The merger will see Extra Points become the official newsletter of The Intercollegiate (with the two entities combining under a “The Collegiate Model” LLC), and Extra Points will continue its four-times-a-week publication schedule through Substack (with two of those editions being free to all subscribers and two being for paying subscribers only). The Intercollegiate’s own Newsletter of Intent will discontinue publication and redirect subscribers to Extra Points. Libit will also host the Intercollegiate Podcast weekly, with the edition of that podcast out today featuring an interview with U.S. senator Chris Murphy (D-Connecticut) about congressional actions on college athlete rights.
Brown spoke to AA about the merger this past week, saying that teaming up with The Intercollegiate gives Extra Points more room to grow.

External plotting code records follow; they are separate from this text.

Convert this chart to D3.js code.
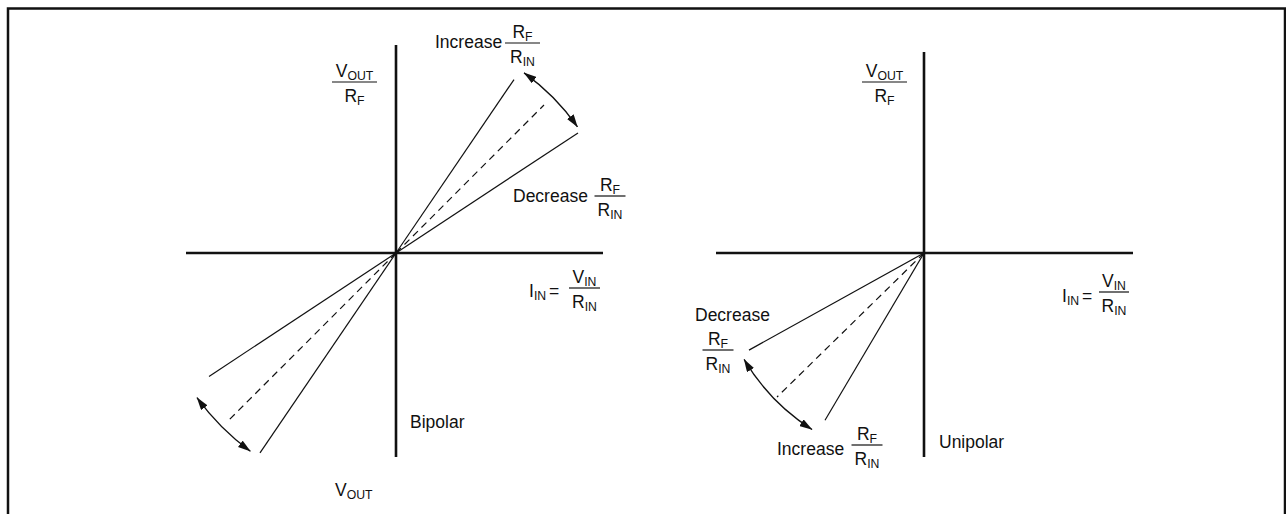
<!DOCTYPE html>
<html>
<head>
<meta charset="utf-8">
<script src="https://cdn.jsdelivr.net/npm/d3@7"></script>
<style>
  html, body { margin: 0; padding: 0; background: #fff; }
  svg { display: block; }
  text { font-family: "Liberation Sans", Arial, sans-serif; fill: #111; }
</style>
</head>
<body>
<div id="chart"></div>
<script>
// transfer curves, x in I_IN units (1 unit = 100 px)
// rays go: increase RF/RIN, nominal (dashed), decrease RF/RIN
const rayKinds = ['increase', 'nominal', 'decrease'];
const bipolarSlopes = [1.47, 1.0, 0.66];
const bipolarEndsPos = [1.18, 1.48, 1.82];
const bipolarEndsNeg = [-1.36, -1.68, -1.87];
const unipolarSlopes = [1.69, 0.98, 0.555];
const unipolarEnds = [-0.99, -1.47, -1.75];

// adjust arrows: [radius, start angle deg, end angle deg] (math angles)
const bipolarArcs = [[2.21, 54.6, 34.8], [2.46, 216, 233.7]];
const unipolarArcs = [[2.09, 210.6, 237.6]];

// axes extents
const bipolarX = [-2.10, 2.07], bipolarY = [-2.04, 2.08];
const unipolarX = [-2.08, 2.09], unipolarY = [-2.04, 2.01];

const W = 1286, H = 514;
const FS = 17.5;
const svg = d3.select('#chart').append('svg')
  .attr('width', W).attr('height', H);

// outer frame (bottom edge is cut off in the picture)
svg.append('path')
  .attr('d', d3.line()([[8, H + 5], [8, 8.5], [1285, 8.5], [1285, H + 5]]))
  .attr('fill', 'none').attr('stroke', '#111').attr('stroke-width', 2.5);

// arrowhead marker
svg.append('defs').append('marker')
  .attr('id', 'arrow')
  .attr('viewBox', '0 0 13 8')
  .attr('refX', 12.5).attr('refY', 4)
  .attr('markerUnits', 'userSpaceOnUse')
  .attr('markerWidth', 13).attr('markerHeight', 8)
  .attr('orient', 'auto-start-reverse')
  .append('path')
  .attr('d', 'M0,0 L13,4 L0,8 z')
  .attr('fill', '#111');

function makeScales(ox, oy, xExt, yExt) {
  const x = d3.scaleLinear().domain([0, 1]).range([ox, ox + 100]);
  const y = d3.scaleLinear().domain([0, 1]).range([oy, oy - 100]);
  return {x, y, xExt, yExt};
}

function drawAxes(g, s) {
  g.append('line')
    .attr('x1', s.x(s.xExt[0])).attr('x2', s.x(s.xExt[1]))
    .attr('y1', s.y(0)).attr('y2', s.y(0))
    .attr('stroke', '#111').attr('stroke-width', 2.6);
  g.append('line')
    .attr('x1', s.x(0)).attr('x2', s.x(0))
    .attr('y1', s.y(s.yExt[0])).attr('y2', s.y(s.yExt[1]))
    .attr('stroke', '#111').attr('stroke-width', 2.6);
}

function drawRays(g, s, slopes, ends) {
  const rays = slopes.map((m, i) => ({kind: rayKinds[i], m, xe: ends[i]}));
  g.selectAll(null)
    .data(rays)
    .join('line')
    .attr('x1', s.x(0)).attr('y1', s.y(0))
    .attr('x2', d => s.x(d.xe))
    .attr('y2', d => s.y(d.m * d.xe))
    .attr('stroke', '#111')
    .attr('stroke-width', 1.2)
    .attr('stroke-dasharray', d => d.kind == 'nominal' ? '7,5' : null);
}

function drawArcs(g, s, arcs) {
  const rad = Math.PI / 180;
  g.selectAll(null)
    .data(arcs)
    .join('path')
    .attr('d', d => {
      const p = d3.path();
      const a0 = -d[1] * rad, a1 = -d[2] * rad;
      p.arc(s.x(0), s.y(0), s.x(d[0]) - s.x(0), a0, a1, a1 < a0);
      return p.toString();
    })
    .attr('fill', 'none')
    .attr('stroke', '#111')
    .attr('stroke-width', 1.3)
    .attr('marker-start', 'url(#arrow)')
    .attr('marker-end', 'url(#arrow)');
}

// text with subscript: parts = [main, sub]
function subText(t, parts, size) {
  t.append('tspan').text(parts[0]);
  if (parts[1]) {
    t.append('tspan').attr('font-size', size * 0.7).attr('dy', 3).text(parts[1]);
  }
  return t;
}

function label(g, x, y, parts, anchor = 'start', size = FS) {
  const t = g.append('text')
    .attr('x', x).attr('y', y)
    .attr('font-size', size)
    .attr('text-anchor', anchor);
  return subText(t, parts, size);
}

function fraction(g, cx, barY, barW, num, den) {
  g.append('line')
    .attr('x1', cx - barW / 2).attr('x2', cx + barW / 2)
    .attr('y1', barY).attr('y2', barY)
    .attr('stroke', '#111').attr('stroke-width', 1.2);
  label(g, cx, barY - 5, num, 'middle');
  label(g, cx, barY + 20, den, 'middle');
}

const RF = ['R', 'F'], RIN = ['R', 'IN'], VOUT = ['V', 'OUT'], VIN = ['V', 'IN'];

// ---- bipolar panel ----
const sb = makeScales(396, 253, bipolarX, bipolarY);
const gb = svg.append('g');
drawAxes(gb, sb);
drawRays(gb, sb, bipolarSlopes, bipolarEndsPos);
drawRays(gb, sb, bipolarSlopes, bipolarEndsNeg);
drawArcs(gb, sb, bipolarArcs);

fraction(gb, 354.5, 82, 45, VOUT, RF);
label(gb, 435, 48, ['Increase']);
fraction(gb, 522.5, 43, 35, RF, RIN);
label(gb, 513, 202, ['Decrease']);
fraction(gb, 610, 196, 31, RF, RIN);
label(gb, 529, 297, ['I', 'IN']);
label(gb, 549, 297, ['=']);
fraction(gb, 584.5, 288, 31, VIN, RIN);
label(gb, 410, 428, ['Bipolar']);
label(gb, 335, 496, VOUT);

// ---- unipolar panel ----
const su = makeScales(924, 253, unipolarX, unipolarY);
const gu = svg.append('g');
drawAxes(gu, su);
drawRays(gu, su, unipolarSlopes, unipolarEnds);
drawArcs(gu, su, unipolarArcs);

fraction(gu, 884.5, 82, 45, VOUT, RF);
label(gu, 695, 321, ['Decrease']);
fraction(gu, 718, 350, 31, RF, RIN);
label(gu, 777, 455, ['Increase']);
fraction(gu, 867, 445, 31, RF, RIN);
label(gu, 939, 448, ['Unipolar']);
label(gu, 1062, 302, ['I', 'IN']);
label(gu, 1082, 302, ['=']);
fraction(gu, 1114, 292, 30, VIN, RIN);
</script>
</body>
</html>
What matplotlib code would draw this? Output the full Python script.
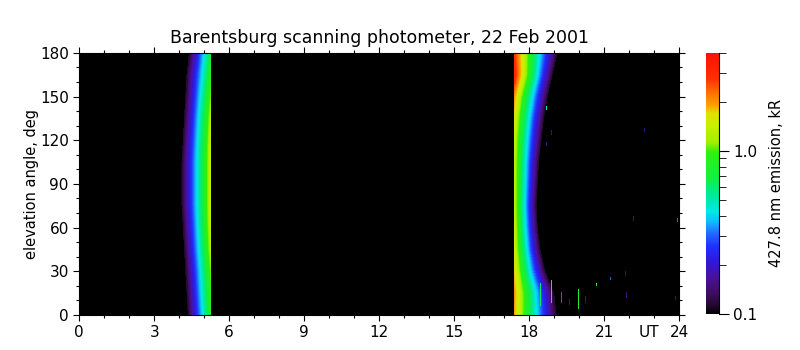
import numpy as np
import matplotlib
matplotlib.use("Agg")
import matplotlib.pyplot as plt
from matplotlib.colors import LinearSegmentedColormap, LogNorm

elev_nodes = [0, 15, 30, 45, 60, 75, 90, 105, 120, 135, 150, 165, 180]

# morning band: faint onset (UT), sharp end at b1_stop, brightness at the end (kR)
b1_start = [4.35, 4.3, 4.25, 4.2, 4.15, 4.1, 4.1, 4.1, 4.15, 4.2, 4.25, 4.3, 4.4]
b1_stop = 5.28
b1_peak = [0.9, 1.0, 1.1, 1.3, 1.4, 1.45, 1.45, 1.45, 1.4, 1.3, 1.1, 0.9, 0.75]

# evening band: sharp start at b2_start, fades out at b2_end (UT)
b2_start = 17.42
b2_end = [19.1, 19.0, 18.65, 18.45, 18.35, 18.3, 18.35, 18.4, 18.5, 18.6, 18.75, 18.95, 19.15]
b2_peak = [1.9, 2.0, 1.7, 1.5, 1.4, 1.35, 1.35, 1.35, 1.4, 1.6, 2.0, 3.2, 2.8]

# isolated bright patches: UT, elevation from, elevation to, kR
spot_ut = [18.45, 18.9, 19.3, 20.0, 20.25, 19.6, 20.7, 21.25, 21.85, 21.9, 18.7, 18.9, 18.7, 22.6, 22.2, 23.95, 23.85]
spot_lo = [6, 8, 8, 4, 8, 7, 20, 24, 27, 12, 141, 124, 116, 126, 65, 64, 10]
spot_hi = [21, 23, 15, 17, 12, 10, 21, 25, 29, 15, 143, 126, 118, 128, 67, 66, 12]
spot_kr = [0.6, 0.7, 0.3, 0.8, 0.15, 0.15, 0.9, 0.3, 0.15, 0.15, 0.45, 0.15, 0.15, 0.15, 0.15, 0.3, 0.15]

ut = np.arange(0, 24, 0.04) + 0.02
el = np.arange(0, 181, 1.0)
img = np.full((len(el), len(ut)), 0.05)

for i, e in enumerate(el):
    s1 = np.interp(e, elev_nodes, b1_start)
    p1 = np.interp(e, elev_nodes, b1_peak)
    m = (ut >= s1) & (ut <= b1_stop)
    f = (ut[m] - s1) / (b1_stop - s1)
    img[i, m] = 0.11 * (p1 / 0.11) ** f
    e2 = np.interp(e, elev_nodes, b2_end)
    p2 = np.interp(e, elev_nodes, b2_peak)
    m = (ut >= b2_start) & (ut <= e2)
    f = (e2 - ut[m]) / (e2 - b2_start)
    img[i, m] = 0.11 * (p2 / 0.11) ** f

for t, lo, hi, v in zip(spot_ut, spot_lo, spot_hi, spot_kr):
    j = np.argmin(abs(ut - t))
    img[(el >= lo) & (el <= hi), j] = v

cols = [(0.0, "#000000"), (0.03, "#200830"), (0.08, "#400c60"), (0.14, "#4a10a0"),
        (0.2, "#3018d8"), (0.26, "#2030ff"), (0.31, "#2070ff"), (0.35, "#10b8ff"),
        (0.39, "#00e8e8"), (0.45, "#00e8a0"), (0.52, "#10f040"), (0.62, "#30f010"),
        (0.66, "#a0f000"), (0.72, "#c8f000"), (0.77, "#e0e000"), (0.8, "#ffa000"),
        (0.85, "#ff7000"), (0.9, "#ff3000"), (1.0, "#ff1000")]
cmap = LinearSegmentedColormap.from_list("idl", cols)
cmap.set_under("black")
norm = LogNorm(0.1, 4.0)

fig = plt.figure(figsize=(8, 3.5), dpi=100)
ax = fig.add_axes([0.099, 0.1, 0.75, 0.749])
im = ax.imshow(img, extent=[0, 24, 0, 180], origin="lower", aspect="auto",
               cmap=cmap, norm=norm, interpolation="nearest")
ax.set_xlim(0, 24)
ax.set_ylim(0, 180)
ax.set_xticks(range(0, 25, 3))
ax.set_xticks(range(0, 25), minor=True)
ax.set_yticks(range(0, 181, 30))
ax.set_yticks(range(0, 181, 10), minor=True)
ax.tick_params(which="both", direction="out", top=True, right=True, labelsize=11, width=0.8)
ax.tick_params(which="major", length=4)
ax.tick_params(which="minor", length=2.5)
ax.set_ylabel("elevation angle, deg", fontsize=10.5, labelpad=1)
ax.text(22.8, -7.2, "UT", ha="center", va="top", fontsize=11)
ax.set_title("Barentsburg scanning photometer, 22 Feb 2001", fontsize=12.5, pad=7)

cax = fig.add_axes([0.8825, 0.103, 0.016, 0.746])
cb = fig.colorbar(im, cax=cax)
cb.set_ticks([0.1, 1.0])
cb.set_ticklabels(["0.1", "1.0"])
cax.tick_params(which="major", length=7, labelsize=11)
cax.tick_params(which="minor", length=5)
cb.outline.set_visible(False)
cax.spines["right"].set_visible(True)
cb.set_label("427.8 nm emission, kR", fontsize=10.5, labelpad=8)

fig.savefig("out.png", dpi=100)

“You’re limited in your operational capacity when it’s just one guy. If I’m writing four newsletters a week, and trying to do some podcasting, and trying to occasionally break news, while also dad-ing, you really can’t grow the platform very much. Daniel gives me some editing, he gives me a sounding board, he brings expertise I don’t have, and we’re really philosophically aligned. The Intercollegiate has always been about trying to think really critically about college football. We do it with different voices, but I think there’s this idea that we’re both vocal, we both care about off-the-field issues that shape college athletics, we both care about academic research. It seemed like we could do more together than apart.”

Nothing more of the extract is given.